# MATERIALS PROVIDED:
----
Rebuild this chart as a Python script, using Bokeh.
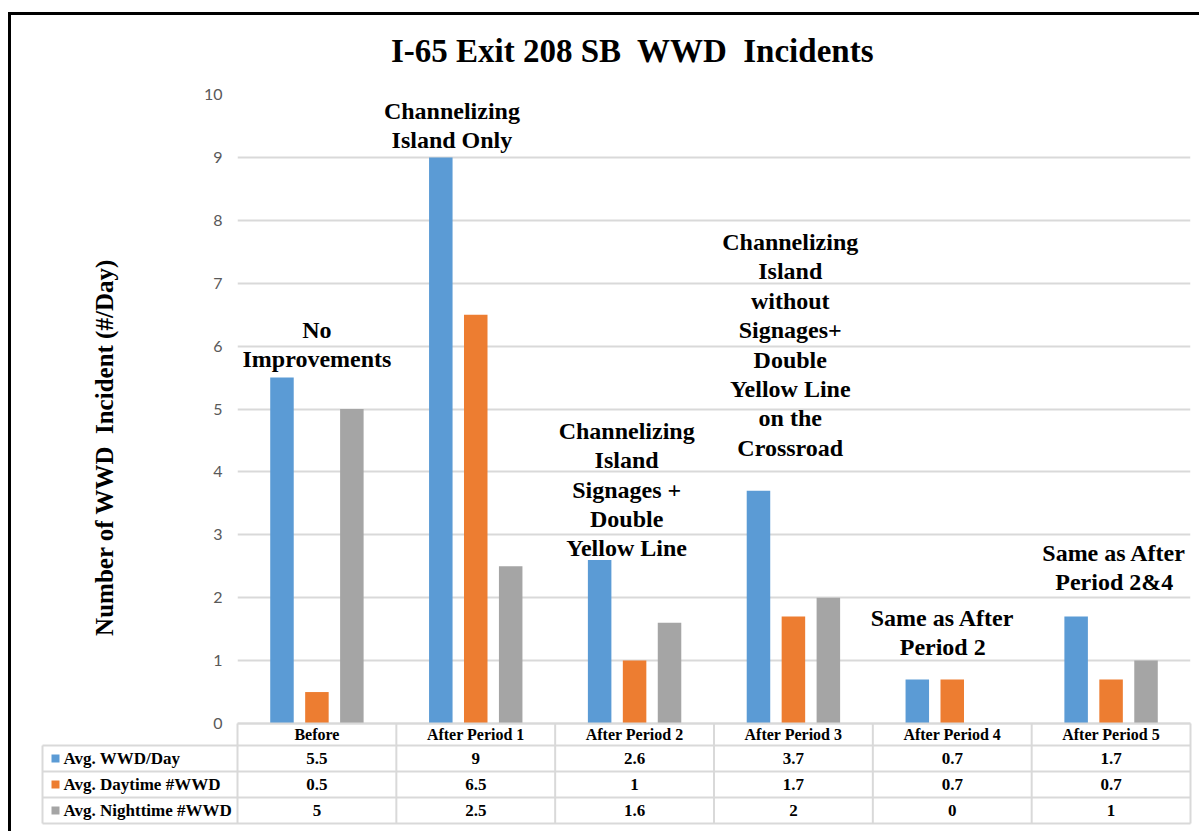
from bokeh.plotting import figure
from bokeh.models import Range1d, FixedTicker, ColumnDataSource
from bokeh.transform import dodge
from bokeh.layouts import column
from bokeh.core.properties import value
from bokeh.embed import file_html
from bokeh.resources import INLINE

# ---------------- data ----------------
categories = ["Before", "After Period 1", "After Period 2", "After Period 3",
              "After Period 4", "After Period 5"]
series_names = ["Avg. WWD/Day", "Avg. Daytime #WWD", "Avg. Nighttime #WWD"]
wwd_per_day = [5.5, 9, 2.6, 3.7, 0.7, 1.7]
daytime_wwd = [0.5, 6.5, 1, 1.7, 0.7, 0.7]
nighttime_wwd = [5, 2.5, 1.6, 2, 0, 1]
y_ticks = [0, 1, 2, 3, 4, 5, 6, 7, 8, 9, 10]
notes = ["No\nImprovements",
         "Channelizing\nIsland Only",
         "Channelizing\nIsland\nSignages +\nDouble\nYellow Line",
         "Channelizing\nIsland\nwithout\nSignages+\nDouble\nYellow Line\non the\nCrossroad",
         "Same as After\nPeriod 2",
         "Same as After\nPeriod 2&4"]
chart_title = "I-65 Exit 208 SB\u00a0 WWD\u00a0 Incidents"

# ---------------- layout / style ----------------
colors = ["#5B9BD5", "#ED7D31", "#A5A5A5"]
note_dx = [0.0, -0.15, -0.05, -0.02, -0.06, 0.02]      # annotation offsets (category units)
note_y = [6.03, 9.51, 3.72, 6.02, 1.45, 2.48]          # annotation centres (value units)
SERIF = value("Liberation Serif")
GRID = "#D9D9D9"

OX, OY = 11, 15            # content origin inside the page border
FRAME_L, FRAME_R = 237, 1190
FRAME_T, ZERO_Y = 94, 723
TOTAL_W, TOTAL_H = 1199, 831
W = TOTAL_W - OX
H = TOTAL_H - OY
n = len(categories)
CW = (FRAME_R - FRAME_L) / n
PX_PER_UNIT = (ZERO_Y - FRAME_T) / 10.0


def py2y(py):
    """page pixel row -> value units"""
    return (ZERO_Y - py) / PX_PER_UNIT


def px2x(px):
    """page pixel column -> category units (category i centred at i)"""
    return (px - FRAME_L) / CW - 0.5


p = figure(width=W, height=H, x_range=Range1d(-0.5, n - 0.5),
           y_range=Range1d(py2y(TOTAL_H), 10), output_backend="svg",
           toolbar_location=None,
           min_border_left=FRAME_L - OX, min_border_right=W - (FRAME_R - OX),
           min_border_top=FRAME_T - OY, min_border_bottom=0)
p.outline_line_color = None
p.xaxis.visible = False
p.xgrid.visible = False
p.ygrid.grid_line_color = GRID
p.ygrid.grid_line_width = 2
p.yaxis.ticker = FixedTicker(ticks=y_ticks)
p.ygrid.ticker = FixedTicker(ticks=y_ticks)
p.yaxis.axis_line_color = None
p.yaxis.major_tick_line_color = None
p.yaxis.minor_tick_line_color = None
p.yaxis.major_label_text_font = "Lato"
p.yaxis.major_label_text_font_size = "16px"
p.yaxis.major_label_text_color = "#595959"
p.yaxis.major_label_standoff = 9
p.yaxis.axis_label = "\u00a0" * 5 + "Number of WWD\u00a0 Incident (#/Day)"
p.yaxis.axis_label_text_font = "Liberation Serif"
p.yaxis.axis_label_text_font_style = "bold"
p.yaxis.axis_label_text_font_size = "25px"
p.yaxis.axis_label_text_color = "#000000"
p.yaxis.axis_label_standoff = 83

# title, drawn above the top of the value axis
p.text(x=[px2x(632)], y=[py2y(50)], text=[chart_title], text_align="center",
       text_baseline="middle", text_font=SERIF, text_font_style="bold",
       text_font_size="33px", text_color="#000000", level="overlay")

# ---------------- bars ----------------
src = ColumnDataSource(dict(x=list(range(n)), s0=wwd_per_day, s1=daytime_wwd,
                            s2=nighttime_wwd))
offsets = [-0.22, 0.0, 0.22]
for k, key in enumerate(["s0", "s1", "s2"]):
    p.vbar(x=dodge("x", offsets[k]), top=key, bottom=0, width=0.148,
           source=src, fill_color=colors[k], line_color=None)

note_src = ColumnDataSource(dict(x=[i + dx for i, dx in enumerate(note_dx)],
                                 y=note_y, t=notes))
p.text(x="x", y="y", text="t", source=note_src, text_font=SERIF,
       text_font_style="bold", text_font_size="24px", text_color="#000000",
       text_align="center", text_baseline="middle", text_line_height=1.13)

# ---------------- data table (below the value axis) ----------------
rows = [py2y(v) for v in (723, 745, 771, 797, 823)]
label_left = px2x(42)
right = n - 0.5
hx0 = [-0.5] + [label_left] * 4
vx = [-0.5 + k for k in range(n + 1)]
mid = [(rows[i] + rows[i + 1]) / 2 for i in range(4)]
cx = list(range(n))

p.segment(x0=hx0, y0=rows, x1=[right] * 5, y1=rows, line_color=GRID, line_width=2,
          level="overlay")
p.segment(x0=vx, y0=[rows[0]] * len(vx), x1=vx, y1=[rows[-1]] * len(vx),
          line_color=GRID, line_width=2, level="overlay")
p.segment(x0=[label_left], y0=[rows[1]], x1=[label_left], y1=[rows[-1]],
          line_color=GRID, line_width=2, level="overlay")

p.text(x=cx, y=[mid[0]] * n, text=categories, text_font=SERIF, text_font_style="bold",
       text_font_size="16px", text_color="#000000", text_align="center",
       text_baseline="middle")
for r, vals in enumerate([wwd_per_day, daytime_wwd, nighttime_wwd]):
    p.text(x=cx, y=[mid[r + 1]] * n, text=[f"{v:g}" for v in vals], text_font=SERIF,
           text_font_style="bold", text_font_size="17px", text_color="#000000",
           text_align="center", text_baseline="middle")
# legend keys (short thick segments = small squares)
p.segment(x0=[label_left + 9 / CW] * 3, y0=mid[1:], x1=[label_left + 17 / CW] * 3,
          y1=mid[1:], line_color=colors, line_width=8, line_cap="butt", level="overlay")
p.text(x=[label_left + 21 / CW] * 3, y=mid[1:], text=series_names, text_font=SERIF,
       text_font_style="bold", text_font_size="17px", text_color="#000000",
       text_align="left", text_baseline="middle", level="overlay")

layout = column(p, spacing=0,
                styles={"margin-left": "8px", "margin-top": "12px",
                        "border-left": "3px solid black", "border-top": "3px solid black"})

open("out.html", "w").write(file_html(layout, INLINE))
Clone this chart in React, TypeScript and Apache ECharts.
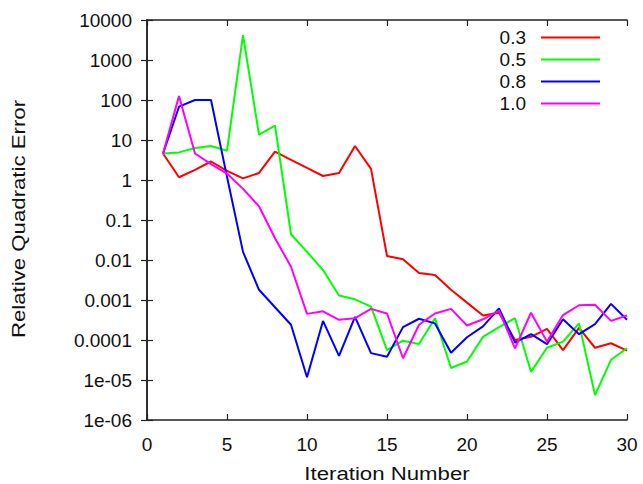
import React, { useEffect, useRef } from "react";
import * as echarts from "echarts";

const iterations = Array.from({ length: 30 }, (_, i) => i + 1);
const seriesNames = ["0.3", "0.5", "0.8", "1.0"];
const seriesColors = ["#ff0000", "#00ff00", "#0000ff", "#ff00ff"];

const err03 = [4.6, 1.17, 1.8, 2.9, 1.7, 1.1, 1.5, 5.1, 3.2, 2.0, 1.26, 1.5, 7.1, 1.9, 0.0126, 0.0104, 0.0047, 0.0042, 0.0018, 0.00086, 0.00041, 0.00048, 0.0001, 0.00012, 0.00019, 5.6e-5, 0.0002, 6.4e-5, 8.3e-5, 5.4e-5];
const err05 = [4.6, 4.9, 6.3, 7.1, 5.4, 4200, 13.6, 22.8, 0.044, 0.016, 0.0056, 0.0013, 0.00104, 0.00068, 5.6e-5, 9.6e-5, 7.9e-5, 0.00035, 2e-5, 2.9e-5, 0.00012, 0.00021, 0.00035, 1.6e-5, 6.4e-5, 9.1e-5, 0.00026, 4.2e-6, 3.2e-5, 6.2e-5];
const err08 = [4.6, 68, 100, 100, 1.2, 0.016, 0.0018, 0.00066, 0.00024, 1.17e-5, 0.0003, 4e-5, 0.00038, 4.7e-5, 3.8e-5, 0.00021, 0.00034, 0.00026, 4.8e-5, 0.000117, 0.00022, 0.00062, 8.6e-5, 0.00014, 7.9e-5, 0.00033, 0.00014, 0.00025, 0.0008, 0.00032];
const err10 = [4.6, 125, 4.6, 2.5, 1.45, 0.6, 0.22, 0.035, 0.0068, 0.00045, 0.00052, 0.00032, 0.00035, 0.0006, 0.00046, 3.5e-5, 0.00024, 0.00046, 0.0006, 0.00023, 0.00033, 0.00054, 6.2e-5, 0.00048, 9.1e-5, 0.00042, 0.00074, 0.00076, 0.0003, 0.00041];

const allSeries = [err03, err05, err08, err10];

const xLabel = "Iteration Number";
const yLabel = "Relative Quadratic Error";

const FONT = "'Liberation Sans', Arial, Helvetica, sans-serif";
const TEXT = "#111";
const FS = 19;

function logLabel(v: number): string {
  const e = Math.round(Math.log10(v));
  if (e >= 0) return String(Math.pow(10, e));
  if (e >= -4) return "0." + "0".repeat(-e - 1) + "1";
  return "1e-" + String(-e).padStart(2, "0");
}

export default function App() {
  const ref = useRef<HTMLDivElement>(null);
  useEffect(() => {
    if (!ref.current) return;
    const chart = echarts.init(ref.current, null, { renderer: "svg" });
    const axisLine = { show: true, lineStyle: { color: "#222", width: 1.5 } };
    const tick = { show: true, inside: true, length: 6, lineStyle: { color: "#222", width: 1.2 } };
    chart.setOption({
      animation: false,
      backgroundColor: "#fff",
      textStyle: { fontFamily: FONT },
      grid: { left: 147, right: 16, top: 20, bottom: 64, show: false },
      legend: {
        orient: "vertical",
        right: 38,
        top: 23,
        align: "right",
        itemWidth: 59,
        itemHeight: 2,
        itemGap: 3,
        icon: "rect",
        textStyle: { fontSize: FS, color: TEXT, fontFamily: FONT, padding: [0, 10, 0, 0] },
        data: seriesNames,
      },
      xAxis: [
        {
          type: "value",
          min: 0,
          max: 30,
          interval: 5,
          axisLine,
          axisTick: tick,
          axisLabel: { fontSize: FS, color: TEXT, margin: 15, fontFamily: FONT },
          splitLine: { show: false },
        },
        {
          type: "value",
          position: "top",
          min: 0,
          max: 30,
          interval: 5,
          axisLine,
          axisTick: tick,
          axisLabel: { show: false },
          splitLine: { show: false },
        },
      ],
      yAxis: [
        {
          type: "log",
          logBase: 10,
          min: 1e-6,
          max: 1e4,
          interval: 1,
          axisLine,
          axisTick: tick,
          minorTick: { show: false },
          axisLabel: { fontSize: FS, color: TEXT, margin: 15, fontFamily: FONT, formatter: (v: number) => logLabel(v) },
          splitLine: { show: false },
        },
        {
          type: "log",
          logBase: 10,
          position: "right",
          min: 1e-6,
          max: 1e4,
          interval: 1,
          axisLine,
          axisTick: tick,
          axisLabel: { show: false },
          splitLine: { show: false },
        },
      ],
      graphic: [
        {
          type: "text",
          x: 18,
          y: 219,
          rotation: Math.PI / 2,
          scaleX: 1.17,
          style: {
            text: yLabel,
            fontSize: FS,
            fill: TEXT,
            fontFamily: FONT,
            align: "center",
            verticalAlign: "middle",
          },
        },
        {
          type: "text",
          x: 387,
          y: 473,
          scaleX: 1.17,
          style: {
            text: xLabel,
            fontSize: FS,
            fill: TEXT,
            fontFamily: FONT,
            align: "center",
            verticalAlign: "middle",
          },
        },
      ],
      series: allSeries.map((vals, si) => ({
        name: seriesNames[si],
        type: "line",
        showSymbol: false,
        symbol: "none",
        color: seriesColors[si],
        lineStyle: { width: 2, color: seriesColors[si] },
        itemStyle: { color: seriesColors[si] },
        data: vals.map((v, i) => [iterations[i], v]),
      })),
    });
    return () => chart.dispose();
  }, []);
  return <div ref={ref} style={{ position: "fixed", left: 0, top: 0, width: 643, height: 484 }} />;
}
----
# EXERCISE:
Give back exactly the lines from the first line of the data through the line with "from bokeh.resources import INLINE", pictures excluded.

# EXERCISE OUTPUT:
Rebuild this chart as a Python script, using Bokeh.
from bokeh.plotting import figure
from bokeh.models import Range1d, FixedTicker, ColumnDataSource
from bokeh.transform import dodge
from bokeh.layouts import column
from bokeh.core.properties import value
from bokeh.embed import file_html
from bokeh.resources import INLINE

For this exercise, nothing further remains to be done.